Dataset rows:
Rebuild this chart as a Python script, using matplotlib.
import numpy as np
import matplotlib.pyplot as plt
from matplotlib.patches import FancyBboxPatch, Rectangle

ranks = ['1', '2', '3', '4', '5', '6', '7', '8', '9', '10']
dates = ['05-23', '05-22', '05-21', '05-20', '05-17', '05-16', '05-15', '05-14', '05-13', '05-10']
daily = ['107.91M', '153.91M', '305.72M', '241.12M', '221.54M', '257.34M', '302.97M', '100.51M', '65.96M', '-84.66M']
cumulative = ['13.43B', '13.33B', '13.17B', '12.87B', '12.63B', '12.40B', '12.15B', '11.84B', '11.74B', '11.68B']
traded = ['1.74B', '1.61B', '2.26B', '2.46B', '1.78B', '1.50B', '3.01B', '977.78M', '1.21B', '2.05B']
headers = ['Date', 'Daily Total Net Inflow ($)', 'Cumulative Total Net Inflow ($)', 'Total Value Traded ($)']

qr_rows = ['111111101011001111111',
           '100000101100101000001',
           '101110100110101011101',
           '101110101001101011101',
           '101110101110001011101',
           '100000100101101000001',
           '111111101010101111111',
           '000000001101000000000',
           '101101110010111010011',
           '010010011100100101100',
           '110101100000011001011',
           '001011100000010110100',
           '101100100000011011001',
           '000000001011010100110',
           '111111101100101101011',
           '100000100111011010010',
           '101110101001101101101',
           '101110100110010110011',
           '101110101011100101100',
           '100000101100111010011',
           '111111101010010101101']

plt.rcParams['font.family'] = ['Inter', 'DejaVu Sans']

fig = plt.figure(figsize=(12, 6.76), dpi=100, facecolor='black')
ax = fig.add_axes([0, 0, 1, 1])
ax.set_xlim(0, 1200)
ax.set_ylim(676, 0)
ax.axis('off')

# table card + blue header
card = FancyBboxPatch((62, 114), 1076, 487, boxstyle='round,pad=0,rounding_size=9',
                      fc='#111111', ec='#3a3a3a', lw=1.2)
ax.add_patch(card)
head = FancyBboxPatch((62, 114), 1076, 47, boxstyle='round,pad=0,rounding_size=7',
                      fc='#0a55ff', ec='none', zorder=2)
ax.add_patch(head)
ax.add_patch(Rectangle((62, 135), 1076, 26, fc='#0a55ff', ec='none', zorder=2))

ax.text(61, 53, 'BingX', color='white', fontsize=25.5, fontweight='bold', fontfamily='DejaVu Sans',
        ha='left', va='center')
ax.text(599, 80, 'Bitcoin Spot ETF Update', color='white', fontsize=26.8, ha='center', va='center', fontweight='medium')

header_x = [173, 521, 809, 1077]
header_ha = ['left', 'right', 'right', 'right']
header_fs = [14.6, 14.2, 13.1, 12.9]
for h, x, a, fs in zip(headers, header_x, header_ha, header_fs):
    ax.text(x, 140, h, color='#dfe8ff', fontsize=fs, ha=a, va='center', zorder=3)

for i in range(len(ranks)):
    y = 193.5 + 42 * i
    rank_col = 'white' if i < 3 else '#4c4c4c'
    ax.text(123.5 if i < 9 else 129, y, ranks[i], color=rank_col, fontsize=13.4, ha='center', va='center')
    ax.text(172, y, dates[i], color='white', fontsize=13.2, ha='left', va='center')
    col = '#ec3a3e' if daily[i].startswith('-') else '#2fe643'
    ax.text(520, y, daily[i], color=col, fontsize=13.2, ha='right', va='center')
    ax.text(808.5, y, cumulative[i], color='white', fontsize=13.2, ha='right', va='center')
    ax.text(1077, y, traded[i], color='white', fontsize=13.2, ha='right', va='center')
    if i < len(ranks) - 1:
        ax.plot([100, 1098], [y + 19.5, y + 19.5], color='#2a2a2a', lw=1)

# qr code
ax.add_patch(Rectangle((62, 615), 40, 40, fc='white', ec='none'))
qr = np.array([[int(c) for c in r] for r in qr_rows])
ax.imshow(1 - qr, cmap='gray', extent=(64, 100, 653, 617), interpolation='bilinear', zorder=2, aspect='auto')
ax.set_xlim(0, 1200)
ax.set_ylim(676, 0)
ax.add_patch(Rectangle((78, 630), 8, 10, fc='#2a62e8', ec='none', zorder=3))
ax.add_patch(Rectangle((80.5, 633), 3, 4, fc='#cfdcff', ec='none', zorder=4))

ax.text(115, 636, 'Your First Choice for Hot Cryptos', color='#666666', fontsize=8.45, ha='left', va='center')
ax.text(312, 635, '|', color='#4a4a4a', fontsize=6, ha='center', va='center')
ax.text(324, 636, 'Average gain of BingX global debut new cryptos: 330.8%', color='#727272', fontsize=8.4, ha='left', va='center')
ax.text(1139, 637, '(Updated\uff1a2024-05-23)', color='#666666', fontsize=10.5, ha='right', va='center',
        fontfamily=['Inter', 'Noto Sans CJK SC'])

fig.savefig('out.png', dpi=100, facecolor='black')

---

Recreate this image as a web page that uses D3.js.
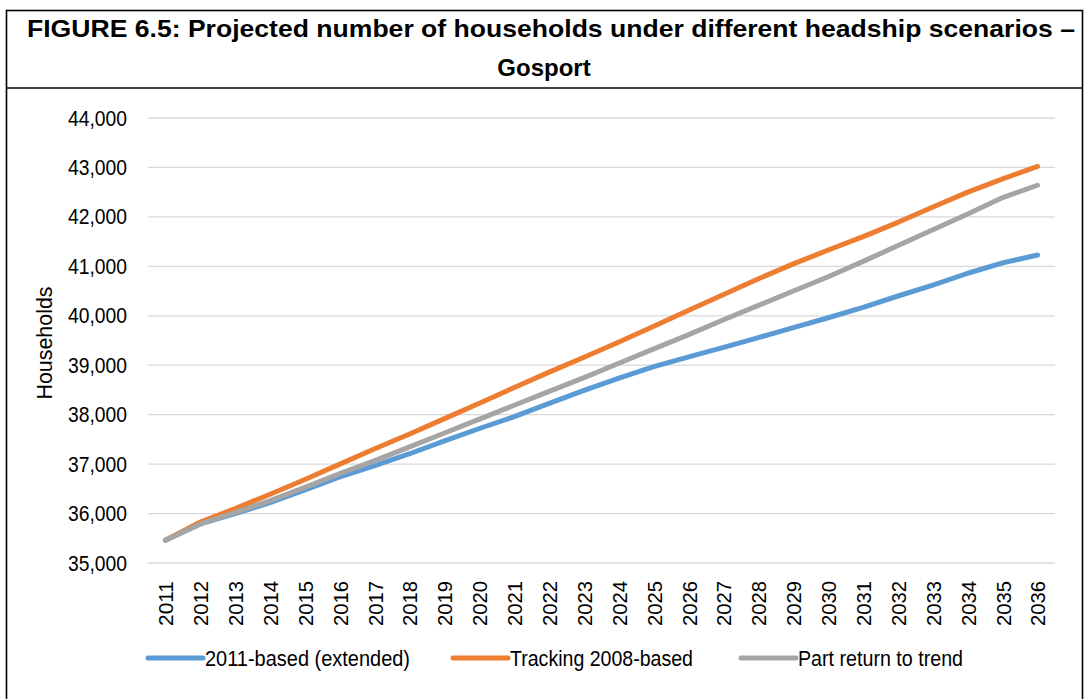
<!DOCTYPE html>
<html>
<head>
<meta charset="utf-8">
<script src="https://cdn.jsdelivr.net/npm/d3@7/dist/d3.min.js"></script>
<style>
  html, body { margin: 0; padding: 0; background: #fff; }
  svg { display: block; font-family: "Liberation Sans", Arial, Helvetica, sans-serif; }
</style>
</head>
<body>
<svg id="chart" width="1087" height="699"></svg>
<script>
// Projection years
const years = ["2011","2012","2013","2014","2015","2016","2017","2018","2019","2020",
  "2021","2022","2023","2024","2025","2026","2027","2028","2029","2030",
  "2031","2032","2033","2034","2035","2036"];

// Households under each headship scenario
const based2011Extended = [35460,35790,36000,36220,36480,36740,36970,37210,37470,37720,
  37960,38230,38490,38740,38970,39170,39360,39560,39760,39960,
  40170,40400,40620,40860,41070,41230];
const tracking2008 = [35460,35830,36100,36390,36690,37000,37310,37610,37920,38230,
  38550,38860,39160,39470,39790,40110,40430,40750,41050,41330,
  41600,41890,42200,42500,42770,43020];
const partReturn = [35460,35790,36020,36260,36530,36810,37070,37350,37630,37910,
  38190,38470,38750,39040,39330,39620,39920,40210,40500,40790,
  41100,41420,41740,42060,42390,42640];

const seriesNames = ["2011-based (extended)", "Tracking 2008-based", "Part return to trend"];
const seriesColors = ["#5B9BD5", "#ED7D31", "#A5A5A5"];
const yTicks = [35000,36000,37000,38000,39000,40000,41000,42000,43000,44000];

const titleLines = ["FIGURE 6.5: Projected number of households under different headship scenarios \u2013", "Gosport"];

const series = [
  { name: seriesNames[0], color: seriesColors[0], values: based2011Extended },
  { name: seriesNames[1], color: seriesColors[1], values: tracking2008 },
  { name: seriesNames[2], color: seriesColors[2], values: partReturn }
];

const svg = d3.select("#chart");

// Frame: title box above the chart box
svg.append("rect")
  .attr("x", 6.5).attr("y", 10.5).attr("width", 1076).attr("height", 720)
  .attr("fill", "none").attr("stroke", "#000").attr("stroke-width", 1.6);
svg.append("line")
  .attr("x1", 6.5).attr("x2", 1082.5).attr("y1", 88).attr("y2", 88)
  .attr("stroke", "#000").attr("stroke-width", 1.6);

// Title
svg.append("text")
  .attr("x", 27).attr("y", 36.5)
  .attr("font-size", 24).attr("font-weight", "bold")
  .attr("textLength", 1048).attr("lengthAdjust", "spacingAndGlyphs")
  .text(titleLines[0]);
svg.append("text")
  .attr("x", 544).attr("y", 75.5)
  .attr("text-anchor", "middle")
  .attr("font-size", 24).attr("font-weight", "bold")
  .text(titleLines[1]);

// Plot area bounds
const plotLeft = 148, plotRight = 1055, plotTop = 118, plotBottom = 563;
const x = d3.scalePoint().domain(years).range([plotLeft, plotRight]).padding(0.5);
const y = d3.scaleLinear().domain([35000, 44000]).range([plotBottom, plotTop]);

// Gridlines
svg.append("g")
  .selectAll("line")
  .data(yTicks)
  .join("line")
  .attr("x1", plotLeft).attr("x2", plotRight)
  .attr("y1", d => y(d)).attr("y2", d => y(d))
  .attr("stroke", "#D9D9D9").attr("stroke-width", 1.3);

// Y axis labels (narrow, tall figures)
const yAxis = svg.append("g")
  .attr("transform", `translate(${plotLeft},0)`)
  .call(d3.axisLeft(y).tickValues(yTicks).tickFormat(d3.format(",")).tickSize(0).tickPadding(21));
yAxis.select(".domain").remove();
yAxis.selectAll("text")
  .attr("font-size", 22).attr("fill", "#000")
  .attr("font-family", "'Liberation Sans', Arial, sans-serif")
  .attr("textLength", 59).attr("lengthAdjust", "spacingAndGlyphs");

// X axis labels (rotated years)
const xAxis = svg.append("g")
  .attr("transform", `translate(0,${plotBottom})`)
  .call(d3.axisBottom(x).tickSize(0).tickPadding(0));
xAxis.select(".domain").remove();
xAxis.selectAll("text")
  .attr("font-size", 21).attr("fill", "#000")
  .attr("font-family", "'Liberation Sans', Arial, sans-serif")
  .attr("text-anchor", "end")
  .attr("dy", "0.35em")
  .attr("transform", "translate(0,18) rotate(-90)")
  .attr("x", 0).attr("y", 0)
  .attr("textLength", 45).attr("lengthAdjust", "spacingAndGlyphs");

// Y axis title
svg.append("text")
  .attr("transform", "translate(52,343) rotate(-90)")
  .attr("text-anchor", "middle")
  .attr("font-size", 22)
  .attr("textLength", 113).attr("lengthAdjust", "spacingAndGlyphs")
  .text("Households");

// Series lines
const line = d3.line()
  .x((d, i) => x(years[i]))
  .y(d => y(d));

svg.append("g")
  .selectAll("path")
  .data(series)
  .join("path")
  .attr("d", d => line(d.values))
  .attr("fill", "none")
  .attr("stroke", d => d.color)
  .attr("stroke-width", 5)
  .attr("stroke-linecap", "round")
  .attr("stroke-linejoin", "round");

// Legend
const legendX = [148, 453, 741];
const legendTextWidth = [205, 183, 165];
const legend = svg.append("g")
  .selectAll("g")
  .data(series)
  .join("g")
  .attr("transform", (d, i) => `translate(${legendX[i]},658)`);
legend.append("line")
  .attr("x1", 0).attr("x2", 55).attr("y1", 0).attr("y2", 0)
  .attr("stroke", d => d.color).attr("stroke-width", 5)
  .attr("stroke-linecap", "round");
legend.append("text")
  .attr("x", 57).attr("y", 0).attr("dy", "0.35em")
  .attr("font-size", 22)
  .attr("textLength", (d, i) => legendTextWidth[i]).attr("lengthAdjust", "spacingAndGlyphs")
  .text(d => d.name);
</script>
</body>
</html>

Work to complete: Copy out precisely the lines from the line with "Rebuild this chart" to the line with "from matplotlib.patches import" in the material above, including those two lines and omitting all the rest.

Task output:
Rebuild this chart as a Python script, using matplotlib.
import numpy as np
import matplotlib.pyplot as plt
from matplotlib.patches import FancyBboxPatch, Rectangle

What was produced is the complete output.